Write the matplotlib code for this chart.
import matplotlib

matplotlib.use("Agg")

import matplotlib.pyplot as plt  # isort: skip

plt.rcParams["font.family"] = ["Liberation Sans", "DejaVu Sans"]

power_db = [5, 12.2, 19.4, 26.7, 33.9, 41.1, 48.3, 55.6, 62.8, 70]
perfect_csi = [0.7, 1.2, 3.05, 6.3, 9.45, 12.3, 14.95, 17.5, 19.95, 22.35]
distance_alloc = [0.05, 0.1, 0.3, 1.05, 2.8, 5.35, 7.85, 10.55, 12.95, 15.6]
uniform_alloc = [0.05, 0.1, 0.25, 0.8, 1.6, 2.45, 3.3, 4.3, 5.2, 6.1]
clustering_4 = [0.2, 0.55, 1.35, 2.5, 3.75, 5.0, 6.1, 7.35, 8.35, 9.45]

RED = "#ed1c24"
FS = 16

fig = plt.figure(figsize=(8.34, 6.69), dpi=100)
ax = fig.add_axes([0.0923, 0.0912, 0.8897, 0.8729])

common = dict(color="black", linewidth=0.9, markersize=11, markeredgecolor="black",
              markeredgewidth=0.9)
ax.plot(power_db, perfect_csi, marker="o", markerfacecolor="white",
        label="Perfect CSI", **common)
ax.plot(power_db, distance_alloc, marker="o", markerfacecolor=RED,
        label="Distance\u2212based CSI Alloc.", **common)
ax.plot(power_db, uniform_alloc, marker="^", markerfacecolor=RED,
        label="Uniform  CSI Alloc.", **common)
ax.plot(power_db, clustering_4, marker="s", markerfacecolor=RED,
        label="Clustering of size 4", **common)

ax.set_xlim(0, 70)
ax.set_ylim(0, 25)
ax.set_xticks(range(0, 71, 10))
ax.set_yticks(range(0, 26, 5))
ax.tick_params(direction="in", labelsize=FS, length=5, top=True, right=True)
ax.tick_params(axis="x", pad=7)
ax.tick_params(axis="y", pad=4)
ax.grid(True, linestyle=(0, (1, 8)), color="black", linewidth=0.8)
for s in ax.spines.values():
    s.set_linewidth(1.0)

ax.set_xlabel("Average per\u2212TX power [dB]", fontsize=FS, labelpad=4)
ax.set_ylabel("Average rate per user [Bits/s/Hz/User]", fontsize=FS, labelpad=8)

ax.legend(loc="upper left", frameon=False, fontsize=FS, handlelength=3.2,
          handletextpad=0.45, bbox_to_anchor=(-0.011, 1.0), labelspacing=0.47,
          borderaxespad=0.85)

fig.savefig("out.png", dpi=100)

----

== Work instructions ==
All the data must be duplicated exactly, with nothing added or removed.

== Solved problem ==
Write the matplotlib code for this chart.
import matplotlib

matplotlib.use("Agg")

import matplotlib.pyplot as plt  # isort: skip

plt.rcParams["font.family"] = ["Liberation Sans", "DejaVu Sans"]

power_db = [5, 12.2, 19.4, 26.7, 33.9, 41.1, 48.3, 55.6, 62.8, 70]
perfect_csi = [0.7, 1.2, 3.05, 6.3, 9.45, 12.3, 14.95, 17.5, 19.95, 22.35]
distance_alloc = [0.05, 0.1, 0.3, 1.05, 2.8, 5.35, 7.85, 10.55, 12.95, 15.6]
uniform_alloc = [0.05, 0.1, 0.25, 0.8, 1.6, 2.45, 3.3, 4.3, 5.2, 6.1]
clustering_4 = [0.2, 0.55, 1.35, 2.5, 3.75, 5.0, 6.1, 7.35, 8.35, 9.45]

RED = "#ed1c24"
FS = 16

fig = plt.figure(figsize=(8.34, 6.69), dpi=100)
ax = fig.add_axes([0.0923, 0.0912, 0.8897, 0.8729])

common = dict(color="black", linewidth=0.9, markersize=11, markeredgecolor="black",
              markeredgewidth=0.9)
ax.plot(power_db, perfect_csi, marker="o", markerfacecolor="white",
        label="Perfect CSI", **common)
ax.plot(power_db, distance_alloc, marker="o", markerfacecolor=RED,
        label="Distance\u2212based CSI Alloc.", **common)
ax.plot(power_db, uniform_alloc, marker="^", markerfacecolor=RED,
        label="Uniform  CSI Alloc.", **common)
ax.plot(power_db, clustering_4, marker="s", markerfacecolor=RED,
        label="Clustering of size 4", **common)

ax.set_xlim(0, 70)
ax.set_ylim(0, 25)
ax.set_xticks(range(0, 71, 10))
ax.set_yticks(range(0, 26, 5))
ax.tick_params(direction="in", labelsize=FS, length=5, top=True, right=True)
ax.tick_params(axis="x", pad=7)
ax.tick_params(axis="y", pad=4)
ax.grid(True, linestyle=(0, (1, 8)), color="black", linewidth=0.8)
for s in ax.spines.values():
    s.set_linewidth(1.0)

ax.set_xlabel("Average per\u2212TX power [dB]", fontsize=FS, labelpad=4)
ax.set_ylabel("Average rate per user [Bits/s/Hz/User]", fontsize=FS, labelpad=8)

ax.legend(loc="upper left", frameon=False, fontsize=FS, handlelength=3.2,
          handletextpad=0.45, bbox_to_anchor=(-0.011, 1.0), labelspacing=0.47,
          borderaxespad=0.85)

fig.savefig("out.png", dpi=100)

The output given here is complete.